◆ TO BE DONE ◆
Type out the complete listing below word for word, without its pictures.

Plotting code records
········
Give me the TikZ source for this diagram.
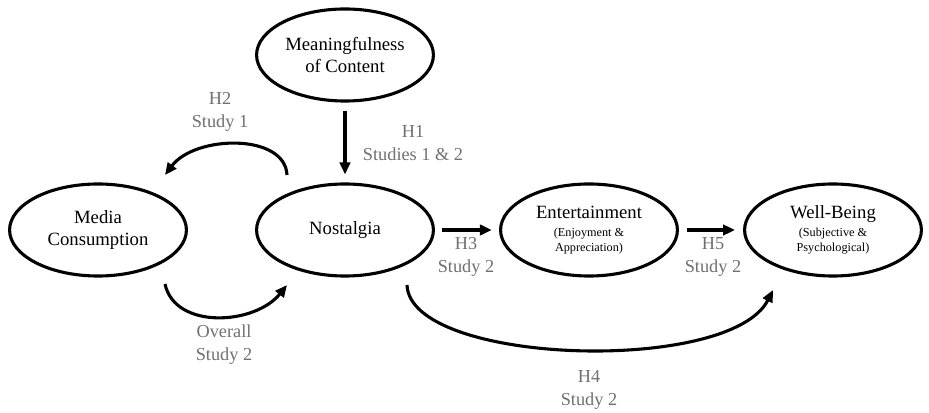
\documentclass[tikz,border=0pt]{standalone}
\usepackage{fontspec}
\setmainfont{Liberation Serif}
\usetikzlibrary{arrows.meta,shapes.geometric}
\definecolor{labelgray}{RGB}{112,112,112}
\newcommand{\subfont}{\fontsize{8.7}{10}\selectfont}

\begin{document}
\begin{tikzpicture}[x=0.025cm,y=-0.025cm,
  construct/.style={draw,ellipse,line width=2.2pt,inner sep=0pt,
    minimum width=4.42cm,minimum height=2.3cm,align=center,
    font=\fontsize{13.3}{15.3}\selectfont},
  hyp/.style={align=center,text=labelgray,inner sep=0pt,
    font=\fontsize{13}{16.3}\selectfont},
  path/.style={line width=2.2pt,-{Triangle[length=0.3cm,width=0.26cm]}}]
\useasboundingbox (0,0) rectangle (929,413);

% Constructs
\node[construct] (mean) at (345,55) {Meaningfulness\\of Content};
\node[construct] (media) at (98,230) {Media\\Consumption};
\node[construct] (nost) at (345,230) {Nostalgia};
\node[construct] (ent) at (589,230) {Entertainment\\[-2.7pt]{\subfont (Enjoyment \&}\\[-4.9pt]{\subfont Appreciation)}};
\node[construct] (well) at (833,230) {Well-Being\\[-2.7pt]{\subfont (Subjective \&}\\[-4.9pt]{\subfont Psychological)}};

% Straight paths
\draw[path,shorten <=0.2cm,shorten >=0.2cm] (mean) -- (nost);
\draw[path,shorten <=0.18cm,shorten >=0.18cm] (nost) -- (ent);
\draw[path,shorten <=0.2cm,shorten >=0.2cm] (ent) -- (well);

% Curved paths
\coordinate (h2s) at (287,175);
\coordinate (h2e) at (165,175);
\draw[path] (h2s) .. controls (285,133) and (195,135) .. (h2e);
\coordinate (ovs) at (165,284);
\coordinate (ove) at (287,285);
\draw[path] (ovs) .. controls (175,330) and (255,325) .. (ove);
\coordinate (h4s) at (407,285);
\coordinate (h4e) at (773,290);
\draw[path] (h4s) .. controls (410,365) and (730,375) .. (h4e);

% Hypothesis labels
\node[hyp] (h1lab) at (413,143) {H1\\Studies 1 \& 2};
\node[hyp] (h2lab) at (220,112) {H2\\Study 1};
\node[hyp] (ovlab) at (224,345) {Overall\\Study 2};
\node[hyp] (h3lab) at (466,257) {H3\\Study 2};
\node[hyp] (h5lab) at (713,257) {H5\\Study 2};
\node[hyp] (h4lab) at (589,390) {H4\\Study 2};

\end{tikzpicture}
\end{document}
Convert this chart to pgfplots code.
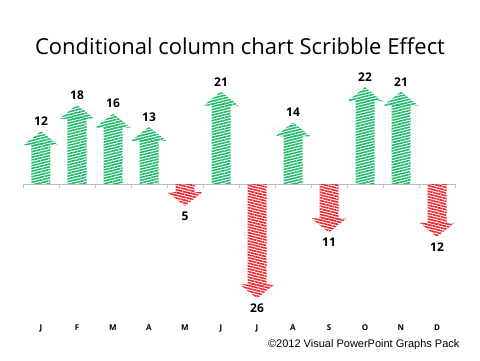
\documentclass[border=0pt]{standalone}
\usepackage{pgfplots}
\pgfplotsset{compat=1.18}
\usepackage{pgfplotstable}
\usepackage{fontspec}
\setmainfont{Open Sans}
\newfontfamily\arialf{Liberation Sans}
\usetikzlibrary{patterns.meta}
\definecolor{scgreen}{RGB}{30,185,105}
\definecolor{scred}{RGB}{238,40,50}
\definecolor{axgray}{RGB}{190,190,190}
\tikzset{
  gpat/.style={pattern={Lines[angle=14,distance=2.7pt,line width=1.6pt]},pattern color=scgreen},
  rpat/.style={pattern={Lines[angle=-14,distance=2.7pt,line width=1.6pt]},pattern color=scred}
}
\pgfdeclareplotmark{uphead}{\path[gpat, draw=none] (0pt,0pt) -- (-17.5pt,-14pt) -- (17.5pt,-14pt) -- cycle;}
\pgfdeclareplotmark{downhead}{\path[rpat, draw=none] (0pt,0pt) -- (-17.5pt,14pt) -- (17.5pt,14pt) -- cycle;}

\pgfplotstableread{
x v a
0 12 12
1 18 18
2 16 16
3 13 13
5 21 21
7 14 14
9 22 22
10 21 21
}\posdata
\pgfplotstableread{
x v a
4 -5 5
6 -26 26
8 -11 11
11 -12 12
}\negdata

\begin{document}
\begin{tikzpicture}
\path[use as bounding box] (0,0) rectangle (480pt,360pt);
\node[font=\fontsize{22}{26}\selectfont] at (240pt,314pt) {Conditional column chart Scribble Effect};
\node[font=\arialf\fontsize{11}{13}\selectfont, anchor=base east] at (463pt,13pt) {©2012 Visual PowerPoint Graphs Pack};
\begin{axis}[
  at={(23pt,44pt)}, anchor=south west,
  scale only axis, width=432pt, height=264pt,
  xmin=-0.5, xmax=11.5, ymin=-30, ymax=30,
  hide y axis,
  axis line style={draw=none},
  major tick length=0pt,
  xtick={0,...,11},
  xticklabels={J,F,M,A,M,J,J,A,S,O,N,D},
  xticklabel style={font=\bfseries\fontsize{8}{9}\selectfont, yshift=-5pt},
  /pgf/number format/assume math mode=true,
  clip=false,
]
\draw[axgray, line width=0.8pt] (axis cs:-0.5,0) -- (axis cs:11.5,0);
\pgfplotsinvokeforeach{-0.5,0.5,1.5,2.5,3.5,4.5,5.5,6.5,7.5,8.5,9.5,10.5,11.5}{
  \draw[axgray, line width=0.8pt] (axis cs:#1,0) -- ([yshift=-4pt]axis cs:#1,0);
}
\addplot[ybar, bar width=19pt, draw=none, gpat] table[x=x, y expr=\thisrow{v}-2.8] {\posdata};
\addplot[ybar, bar width=19pt, draw=none, rpat] table[x=x, y expr=\thisrow{v}+2.8] {\negdata};
\addplot[only marks, mark=uphead, point meta=explicit,
  nodes near coords,
  every node near coord/.style={font=\bfseries\fontsize{12}{14}\selectfont, anchor=south, yshift=2pt, text=black}]
  table[x=x, y=v, meta=a] {\posdata};
\addplot[only marks, mark=downhead, point meta=explicit,
  nodes near coords,
  every node near coord/.style={font=\bfseries\fontsize{12}{14}\selectfont, anchor=north, yshift=-2pt, text=black}]
  table[x=x, y=v, meta=a] {\negdata};
\end{axis}
\end{tikzpicture}
\end{document}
········
◆ EXPECTED OUTPUT ◆
Give me the TikZ source for this diagram.
\documentclass[tikz,border=0pt]{standalone}
\usepackage{fontspec}
\setmainfont{Liberation Serif}
\usetikzlibrary{arrows.meta,shapes.geometric}
\definecolor{labelgray}{RGB}{112,112,112}
\newcommand{\subfont}{\fontsize{8.7}{10}\selectfont}

\begin{document}
\begin{tikzpicture}[x=0.025cm,y=-0.025cm,
  construct/.style={draw,ellipse,line width=2.2pt,inner sep=0pt,
    minimum width=4.42cm,minimum height=2.3cm,align=center,
    font=\fontsize{13.3}{15.3}\selectfont},
  hyp/.style={align=center,text=labelgray,inner sep=0pt,
    font=\fontsize{13}{16.3}\selectfont},
  path/.style={line width=2.2pt,-{Triangle[length=0.3cm,width=0.26cm]}}]
\useasboundingbox (0,0) rectangle (929,413);

% Constructs
\node[construct] (mean) at (345,55) {Meaningfulness\\of Content};
\node[construct] (media) at (98,230) {Media\\Consumption};
\node[construct] (nost) at (345,230) {Nostalgia};
\node[construct] (ent) at (589,230) {Entertainment\\[-2.7pt]{\subfont (Enjoyment \&}\\[-4.9pt]{\subfont Appreciation)}};
\node[construct] (well) at (833,230) {Well-Being\\[-2.7pt]{\subfont (Subjective \&}\\[-4.9pt]{\subfont Psychological)}};

% Straight paths
\draw[path,shorten <=0.2cm,shorten >=0.2cm] (mean) -- (nost);
\draw[path,shorten <=0.18cm,shorten >=0.18cm] (nost) -- (ent);
\draw[path,shorten <=0.2cm,shorten >=0.2cm] (ent) -- (well);

% Curved paths
\coordinate (h2s) at (287,175);
\coordinate (h2e) at (165,175);
\draw[path] (h2s) .. controls (285,133) and (195,135) .. (h2e);
\coordinate (ovs) at (165,284);
\coordinate (ove) at (287,285);
\draw[path] (ovs) .. controls (175,330) and (255,325) .. (ove);
\coordinate (h4s) at (407,285);
\coordinate (h4e) at (773,290);
\draw[path] (h4s) .. controls (410,365) and (730,375) .. (h4e);

% Hypothesis labels
\node[hyp] (h1lab) at (413,143) {H1\\Studies 1 \& 2};
\node[hyp] (h2lab) at (220,112) {H2\\Study 1};
\node[hyp] (ovlab) at (224,345) {Overall\\Study 2};
\node[hyp] (h3lab) at (466,257) {H3\\Study 2};
\node[hyp] (h5lab) at (713,257) {H5\\Study 2};
\node[hyp] (h4lab) at (589,390) {H4\\Study 2};

\end{tikzpicture}
\end{document}
Convert this chart to pgfplots code.
\documentclass[border=0pt]{standalone}
\usepackage{pgfplots}
\pgfplotsset{compat=1.18}
\usepackage{pgfplotstable}
\usepackage{fontspec}
\setmainfont{Open Sans}
\newfontfamily\arialf{Liberation Sans}
\usetikzlibrary{patterns.meta}
\definecolor{scgreen}{RGB}{30,185,105}
\definecolor{scred}{RGB}{238,40,50}
\definecolor{axgray}{RGB}{190,190,190}
\tikzset{
  gpat/.style={pattern={Lines[angle=14,distance=2.7pt,line width=1.6pt]},pattern color=scgreen},
  rpat/.style={pattern={Lines[angle=-14,distance=2.7pt,line width=1.6pt]},pattern color=scred}
}
\pgfdeclareplotmark{uphead}{\path[gpat, draw=none] (0pt,0pt) -- (-17.5pt,-14pt) -- (17.5pt,-14pt) -- cycle;}
\pgfdeclareplotmark{downhead}{\path[rpat, draw=none] (0pt,0pt) -- (-17.5pt,14pt) -- (17.5pt,14pt) -- cycle;}

\pgfplotstableread{
x v a
0 12 12
1 18 18
2 16 16
3 13 13
5 21 21
7 14 14
9 22 22
10 21 21
}\posdata
\pgfplotstableread{
x v a
4 -5 5
6 -26 26
8 -11 11
11 -12 12
}\negdata

\begin{document}
\begin{tikzpicture}
\path[use as bounding box] (0,0) rectangle (480pt,360pt);
\node[font=\fontsize{22}{26}\selectfont] at (240pt,314pt) {Conditional column chart Scribble Effect};
\node[font=\arialf\fontsize{11}{13}\selectfont, anchor=base east] at (463pt,13pt) {©2012 Visual PowerPoint Graphs Pack};
\begin{axis}[
  at={(23pt,44pt)}, anchor=south west,
  scale only axis, width=432pt, height=264pt,
  xmin=-0.5, xmax=11.5, ymin=-30, ymax=30,
  hide y axis,
  axis line style={draw=none},
  major tick length=0pt,
  xtick={0,...,11},
  xticklabels={J,F,M,A,M,J,J,A,S,O,N,D},
  xticklabel style={font=\bfseries\fontsize{8}{9}\selectfont, yshift=-5pt},
  /pgf/number format/assume math mode=true,
  clip=false,
]
\draw[axgray, line width=0.8pt] (axis cs:-0.5,0) -- (axis cs:11.5,0);
\pgfplotsinvokeforeach{-0.5,0.5,1.5,2.5,3.5,4.5,5.5,6.5,7.5,8.5,9.5,10.5,11.5}{
  \draw[axgray, line width=0.8pt] (axis cs:#1,0) -- ([yshift=-4pt]axis cs:#1,0);
}
\addplot[ybar, bar width=19pt, draw=none, gpat] table[x=x, y expr=\thisrow{v}-2.8] {\posdata};
\addplot[ybar, bar width=19pt, draw=none, rpat] table[x=x, y expr=\thisrow{v}+2.8] {\negdata};
\addplot[only marks, mark=uphead, point meta=explicit,
  nodes near coords,
  every node near coord/.style={font=\bfseries\fontsize{12}{14}\selectfont, anchor=south, yshift=2pt, text=black}]
  table[x=x, y=v, meta=a] {\posdata};
\addplot[only marks, mark=downhead, point meta=explicit,
  nodes near coords,
  every node near coord/.style={font=\bfseries\fontsize{12}{14}\selectfont, anchor=north, yshift=-2pt, text=black}]
  table[x=x, y=v, meta=a] {\negdata};
\end{axis}
\end{tikzpicture}
\end{document}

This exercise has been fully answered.